>> start

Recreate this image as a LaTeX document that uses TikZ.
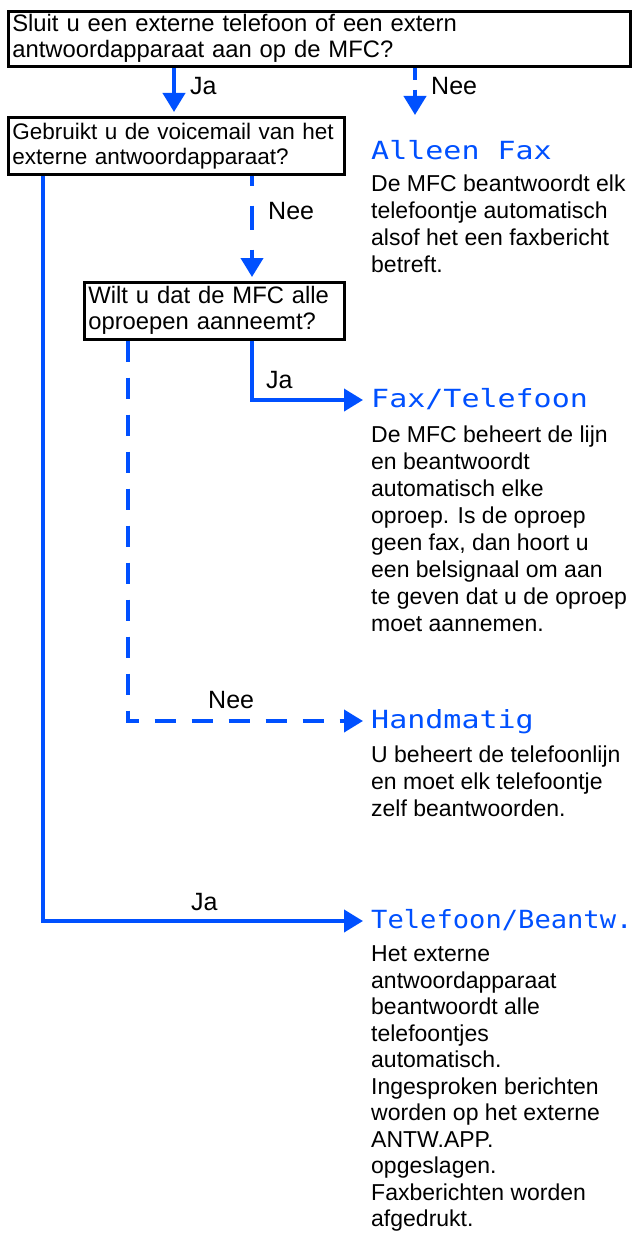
\documentclass[tikz,border=0pt]{standalone}
\usepackage{fontspec}
\setmainfont{Liberation Sans}
\newfontfamily\lcdfont[FakeStretch=1.2]{DejaVu Sans Mono}
\newfontfamily\lcdnarrow[FakeStretch=1.085]{DejaVu Sans Mono}
\usetikzlibrary{arrows.meta}
\definecolor{fcblue}{RGB}{0,80,255}
\tikzset{
  qbox/.style={draw=black, line width=2.6pt, anchor=north west, inner xsep=4pt, inner ysep=0pt, align=left, font=\fontsize{23.8}{26}\selectfont},
  conn/.style={draw=fcblue, line width=4pt, -{Triangle[length=19pt,width=22pt]}},
  dconn/.style={conn, dash pattern=on 21pt off 16pt},
  lbl/.style={anchor=base west, inner sep=0pt, font=\fontsize{25}{28}\selectfont},
  mode/.style={anchor=base west, inner sep=0pt, text height=14pt, text depth=0pt, text=fcblue, font=\lcdfont\fontsize{25}{30}\selectfont},
  desc/.style={anchor=north west, inner sep=0pt, align=left, font=\fontsize{23}{27}\selectfont},
}
\begin{document}
\begin{tikzpicture}[x=1pt,y=-1pt]
\useasboundingbox (0,0) rectangle (632,1233);
% questions
\node[qbox, minimum width=622pt, minimum height=55pt, text width=614pt] (q1) at (7,10)
  {Sluit u een externe telefoon of een extern\\antwoordapparaat aan op de MFC?};
\node[qbox, minimum width=336pt, minimum height=57pt, text width=328pt, font=\fontsize{22.5}{25}\selectfont] (q2) at (7,116)
  {Gebruikt u de voicemail van het\\externe antwoordapparaat?};
\node[qbox, minimum width=260pt, minimum height=57pt, text width=252pt] (q3) at (83,281)
  {Wilt u dat de MFC alle\\oproepen aanneemt?};
% modes
\node[mode] (alleen) at (371,160) {Alleen Fax};
\node[desc] (alleenT) at (371,174.5) {De MFC beantwoordt elk\\telefoontje automatisch\\alsof het een faxbericht\\betreft.};
\node[mode] (fax) at (371,407) {Fax/Telefoon};
\node[desc] (faxT) at (371,425.5) {De MFC beheert de lijn\\en beantwoordt\\automatisch elke\\oproep. Is de oproep\\geen fax, dan hoort u\\een belsignaal om aan\\te geven dat u de oproep\\moet aannemen.};
\node[mode] (hand) at (371,728) {Handmatig};
\node[desc] (handT) at (371,746) {U beheert de telefoonlijn\\en moet elk telefoontje\\zelf beantwoorden.};
\node[mode, font=\lcdnarrow\fontsize{25}{30}\selectfont] (tel) at (371,928) {Telefoon/Beantw.};
\node[desc, font=\fontsize{23}{26.5}\selectfont] (telT) at (371,945.5) {Het externe\\antwoordapparaat\\beantwoordt alle\\telefoontjes\\automatisch.\\Ingesproken berichten\\worden op het externe\\ANTW.APP.\\opgeslagen.\\Faxberichten worden\\afgedrukt.};
% helper coordinates
\coordinate (xJa1) at (174,0);
\coordinate (xNee1) at (415,0);
\coordinate (nee1end) at (415,115);
\coordinate (xL) at (43,0);
\coordinate (xM) at (252,0);
\coordinate (xD) at (128,0);
% connectors
\draw[conn, shorten >=4pt] (q1.south -| xJa1) -- (q2.north -| xJa1);
\node[lbl] (lJa1) at (190,95) {Ja};
\draw[conn, dash pattern=on 12pt off 10pt] (q1.south -| xNee1) -- (nee1end);
\node[lbl] (lNee1) at (431,95) {Nee};
\draw[conn, dash pattern=on 24pt off 20pt, dash phase=14pt, shorten >=4pt] (q2.south -| xM) -- (q3.north -| xM);
\node[lbl] (lNee2) at (268,220) {Nee};
\draw[conn, shorten >=8pt] (q3.south -| xM) |- (fax.west);
\node[lbl] (lJa3) at (266,388) {Ja};
\draw[dconn, shorten >=8pt] (q3.south -| xD) |- (hand.west);
\node[lbl] (lNee3) at (208,708) {Nee};
\draw[conn, shorten >=8pt] (q2.south -| xL) |- (tel.west);
\node[lbl] (lJa2) at (191,910) {Ja};
\end{tikzpicture}
\end{document}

>> end

Short exercise: Return the listing above word for word, with the pictures removed.

Solution to this problem:
Recreate this image as a LaTeX document that uses TikZ.
\documentclass[tikz,border=0pt]{standalone}
\usepackage{fontspec}
\setmainfont{Liberation Sans}
\newfontfamily\lcdfont[FakeStretch=1.2]{DejaVu Sans Mono}
\newfontfamily\lcdnarrow[FakeStretch=1.085]{DejaVu Sans Mono}
\usetikzlibrary{arrows.meta}
\definecolor{fcblue}{RGB}{0,80,255}
\tikzset{
  qbox/.style={draw=black, line width=2.6pt, anchor=north west, inner xsep=4pt, inner ysep=0pt, align=left, font=\fontsize{23.8}{26}\selectfont},
  conn/.style={draw=fcblue, line width=4pt, -{Triangle[length=19pt,width=22pt]}},
  dconn/.style={conn, dash pattern=on 21pt off 16pt},
  lbl/.style={anchor=base west, inner sep=0pt, font=\fontsize{25}{28}\selectfont},
  mode/.style={anchor=base west, inner sep=0pt, text height=14pt, text depth=0pt, text=fcblue, font=\lcdfont\fontsize{25}{30}\selectfont},
  desc/.style={anchor=north west, inner sep=0pt, align=left, font=\fontsize{23}{27}\selectfont},
}
\begin{document}
\begin{tikzpicture}[x=1pt,y=-1pt]
\useasboundingbox (0,0) rectangle (632,1233);
% questions
\node[qbox, minimum width=622pt, minimum height=55pt, text width=614pt] (q1) at (7,10)
  {Sluit u een externe telefoon of een extern\\antwoordapparaat aan op de MFC?};
\node[qbox, minimum width=336pt, minimum height=57pt, text width=328pt, font=\fontsize{22.5}{25}\selectfont] (q2) at (7,116)
  {Gebruikt u de voicemail van het\\externe antwoordapparaat?};
\node[qbox, minimum width=260pt, minimum height=57pt, text width=252pt] (q3) at (83,281)
  {Wilt u dat de MFC alle\\oproepen aanneemt?};
% modes
\node[mode] (alleen) at (371,160) {Alleen Fax};
\node[desc] (alleenT) at (371,174.5) {De MFC beantwoordt elk\\telefoontje automatisch\\alsof het een faxbericht\\betreft.};
\node[mode] (fax) at (371,407) {Fax/Telefoon};
\node[desc] (faxT) at (371,425.5) {De MFC beheert de lijn\\en beantwoordt\\automatisch elke\\oproep. Is de oproep\\geen fax, dan hoort u\\een belsignaal om aan\\te geven dat u de oproep\\moet aannemen.};
\node[mode] (hand) at (371,728) {Handmatig};
\node[desc] (handT) at (371,746) {U beheert de telefoonlijn\\en moet elk telefoontje\\zelf beantwoorden.};
\node[mode, font=\lcdnarrow\fontsize{25}{30}\selectfont] (tel) at (371,928) {Telefoon/Beantw.};
\node[desc, font=\fontsize{23}{26.5}\selectfont] (telT) at (371,945.5) {Het externe\\antwoordapparaat\\beantwoordt alle\\telefoontjes\\automatisch.\\Ingesproken berichten\\worden op het externe\\ANTW.APP.\\opgeslagen.\\Faxberichten worden\\afgedrukt.};
% helper coordinates
\coordinate (xJa1) at (174,0);
\coordinate (xNee1) at (415,0);
\coordinate (nee1end) at (415,115);
\coordinate (xL) at (43,0);
\coordinate (xM) at (252,0);
\coordinate (xD) at (128,0);
% connectors
\draw[conn, shorten >=4pt] (q1.south -| xJa1) -- (q2.north -| xJa1);
\node[lbl] (lJa1) at (190,95) {Ja};
\draw[conn, dash pattern=on 12pt off 10pt] (q1.south -| xNee1) -- (nee1end);
\node[lbl] (lNee1) at (431,95) {Nee};
\draw[conn, dash pattern=on 24pt off 20pt, dash phase=14pt, shorten >=4pt] (q2.south -| xM) -- (q3.north -| xM);
\node[lbl] (lNee2) at (268,220) {Nee};
\draw[conn, shorten >=8pt] (q3.south -| xM) |- (fax.west);
\node[lbl] (lJa3) at (266,388) {Ja};
\draw[dconn, shorten >=8pt] (q3.south -| xD) |- (hand.west);
\node[lbl] (lNee3) at (208,708) {Nee};
\draw[conn, shorten >=8pt] (q2.south -| xL) |- (tel.west);
\node[lbl] (lJa2) at (191,910) {Ja};
\end{tikzpicture}
\end{document}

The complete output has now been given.